■ **WHAT THE TASK REQUIRES**: Skip the pictures and repeat each line of the data exactly.

■ **DATA LINES**:

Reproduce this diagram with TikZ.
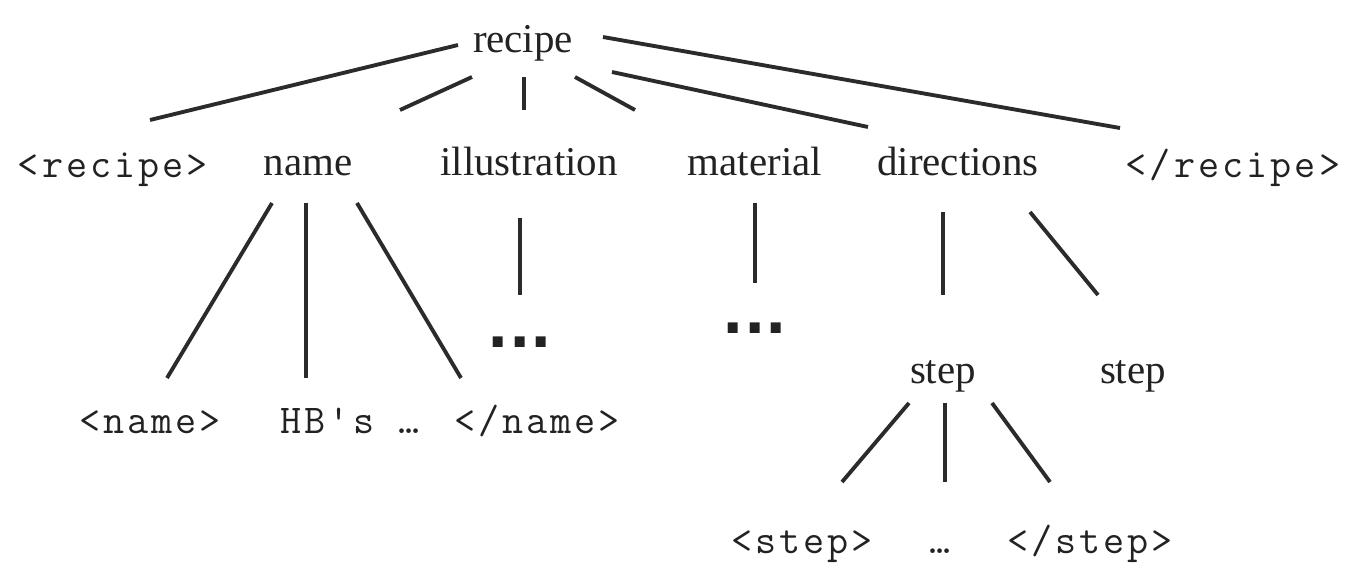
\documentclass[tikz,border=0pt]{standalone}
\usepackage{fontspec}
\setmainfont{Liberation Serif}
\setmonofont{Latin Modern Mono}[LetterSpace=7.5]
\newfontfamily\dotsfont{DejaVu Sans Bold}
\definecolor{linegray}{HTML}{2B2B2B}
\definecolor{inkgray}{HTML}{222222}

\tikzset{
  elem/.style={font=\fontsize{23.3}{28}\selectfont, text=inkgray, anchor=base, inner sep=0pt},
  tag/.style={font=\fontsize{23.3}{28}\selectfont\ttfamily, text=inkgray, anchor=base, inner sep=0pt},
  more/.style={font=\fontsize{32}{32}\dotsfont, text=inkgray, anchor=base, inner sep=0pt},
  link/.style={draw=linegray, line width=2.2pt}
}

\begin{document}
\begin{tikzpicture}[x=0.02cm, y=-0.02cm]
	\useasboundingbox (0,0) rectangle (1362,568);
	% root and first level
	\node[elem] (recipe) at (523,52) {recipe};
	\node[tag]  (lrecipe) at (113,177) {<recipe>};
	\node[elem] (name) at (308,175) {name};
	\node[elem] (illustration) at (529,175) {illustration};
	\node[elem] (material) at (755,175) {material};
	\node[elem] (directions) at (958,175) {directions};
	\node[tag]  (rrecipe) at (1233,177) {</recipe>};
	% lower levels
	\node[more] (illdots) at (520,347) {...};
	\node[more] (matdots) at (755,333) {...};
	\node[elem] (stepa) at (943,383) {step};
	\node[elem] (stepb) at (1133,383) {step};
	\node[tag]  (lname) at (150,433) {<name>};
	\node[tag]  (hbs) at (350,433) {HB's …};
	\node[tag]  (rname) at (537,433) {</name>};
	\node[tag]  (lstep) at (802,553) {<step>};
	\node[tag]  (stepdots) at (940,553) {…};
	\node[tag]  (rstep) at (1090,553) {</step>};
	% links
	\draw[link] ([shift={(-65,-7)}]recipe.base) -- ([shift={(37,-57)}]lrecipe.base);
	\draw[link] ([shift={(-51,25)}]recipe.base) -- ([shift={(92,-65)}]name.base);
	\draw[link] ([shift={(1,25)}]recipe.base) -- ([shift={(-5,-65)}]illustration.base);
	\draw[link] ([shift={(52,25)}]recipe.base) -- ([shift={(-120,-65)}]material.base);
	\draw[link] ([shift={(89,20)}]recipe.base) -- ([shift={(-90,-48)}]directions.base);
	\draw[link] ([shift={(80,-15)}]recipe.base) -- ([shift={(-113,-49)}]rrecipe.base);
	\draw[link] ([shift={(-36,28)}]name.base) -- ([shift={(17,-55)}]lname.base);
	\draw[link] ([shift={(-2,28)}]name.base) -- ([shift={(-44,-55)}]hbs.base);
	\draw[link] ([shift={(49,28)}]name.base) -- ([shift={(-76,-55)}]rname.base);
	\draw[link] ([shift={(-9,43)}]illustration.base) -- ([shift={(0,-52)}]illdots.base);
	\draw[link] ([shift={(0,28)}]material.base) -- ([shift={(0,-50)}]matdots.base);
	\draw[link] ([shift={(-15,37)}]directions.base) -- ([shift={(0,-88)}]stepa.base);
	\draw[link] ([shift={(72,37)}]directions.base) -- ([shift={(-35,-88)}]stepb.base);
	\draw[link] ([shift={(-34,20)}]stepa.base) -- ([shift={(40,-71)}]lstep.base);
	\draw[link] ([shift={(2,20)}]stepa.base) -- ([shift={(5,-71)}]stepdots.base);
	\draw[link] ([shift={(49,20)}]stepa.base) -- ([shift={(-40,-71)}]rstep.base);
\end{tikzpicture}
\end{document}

■ **FINAL RESULT**:
Reproduce this diagram with TikZ.
\documentclass[tikz,border=0pt]{standalone}
\usepackage{fontspec}
\setmainfont{Liberation Serif}
\setmonofont{Latin Modern Mono}[LetterSpace=7.5]
\newfontfamily\dotsfont{DejaVu Sans Bold}
\definecolor{linegray}{HTML}{2B2B2B}
\definecolor{inkgray}{HTML}{222222}

\tikzset{
  elem/.style={font=\fontsize{23.3}{28}\selectfont, text=inkgray, anchor=base, inner sep=0pt},
  tag/.style={font=\fontsize{23.3}{28}\selectfont\ttfamily, text=inkgray, anchor=base, inner sep=0pt},
  more/.style={font=\fontsize{32}{32}\dotsfont, text=inkgray, anchor=base, inner sep=0pt},
  link/.style={draw=linegray, line width=2.2pt}
}

\begin{document}
\begin{tikzpicture}[x=0.02cm, y=-0.02cm]
	\useasboundingbox (0,0) rectangle (1362,568);
	% root and first level
	\node[elem] (recipe) at (523,52) {recipe};
	\node[tag]  (lrecipe) at (113,177) {<recipe>};
	\node[elem] (name) at (308,175) {name};
	\node[elem] (illustration) at (529,175) {illustration};
	\node[elem] (material) at (755,175) {material};
	\node[elem] (directions) at (958,175) {directions};
	\node[tag]  (rrecipe) at (1233,177) {</recipe>};
	% lower levels
	\node[more] (illdots) at (520,347) {...};
	\node[more] (matdots) at (755,333) {...};
	\node[elem] (stepa) at (943,383) {step};
	\node[elem] (stepb) at (1133,383) {step};
	\node[tag]  (lname) at (150,433) {<name>};
	\node[tag]  (hbs) at (350,433) {HB's …};
	\node[tag]  (rname) at (537,433) {</name>};
	\node[tag]  (lstep) at (802,553) {<step>};
	\node[tag]  (stepdots) at (940,553) {…};
	\node[tag]  (rstep) at (1090,553) {</step>};
	% links
	\draw[link] ([shift={(-65,-7)}]recipe.base) -- ([shift={(37,-57)}]lrecipe.base);
	\draw[link] ([shift={(-51,25)}]recipe.base) -- ([shift={(92,-65)}]name.base);
	\draw[link] ([shift={(1,25)}]recipe.base) -- ([shift={(-5,-65)}]illustration.base);
	\draw[link] ([shift={(52,25)}]recipe.base) -- ([shift={(-120,-65)}]material.base);
	\draw[link] ([shift={(89,20)}]recipe.base) -- ([shift={(-90,-48)}]directions.base);
	\draw[link] ([shift={(80,-15)}]recipe.base) -- ([shift={(-113,-49)}]rrecipe.base);
	\draw[link] ([shift={(-36,28)}]name.base) -- ([shift={(17,-55)}]lname.base);
	\draw[link] ([shift={(-2,28)}]name.base) -- ([shift={(-44,-55)}]hbs.base);
	\draw[link] ([shift={(49,28)}]name.base) -- ([shift={(-76,-55)}]rname.base);
	\draw[link] ([shift={(-9,43)}]illustration.base) -- ([shift={(0,-52)}]illdots.base);
	\draw[link] ([shift={(0,28)}]material.base) -- ([shift={(0,-50)}]matdots.base);
	\draw[link] ([shift={(-15,37)}]directions.base) -- ([shift={(0,-88)}]stepa.base);
	\draw[link] ([shift={(72,37)}]directions.base) -- ([shift={(-35,-88)}]stepb.base);
	\draw[link] ([shift={(-34,20)}]stepa.base) -- ([shift={(40,-71)}]lstep.base);
	\draw[link] ([shift={(2,20)}]stepa.base) -- ([shift={(5,-71)}]stepdots.base);
	\draw[link] ([shift={(49,20)}]stepa.base) -- ([shift={(-40,-71)}]rstep.base);
\end{tikzpicture}
\end{document}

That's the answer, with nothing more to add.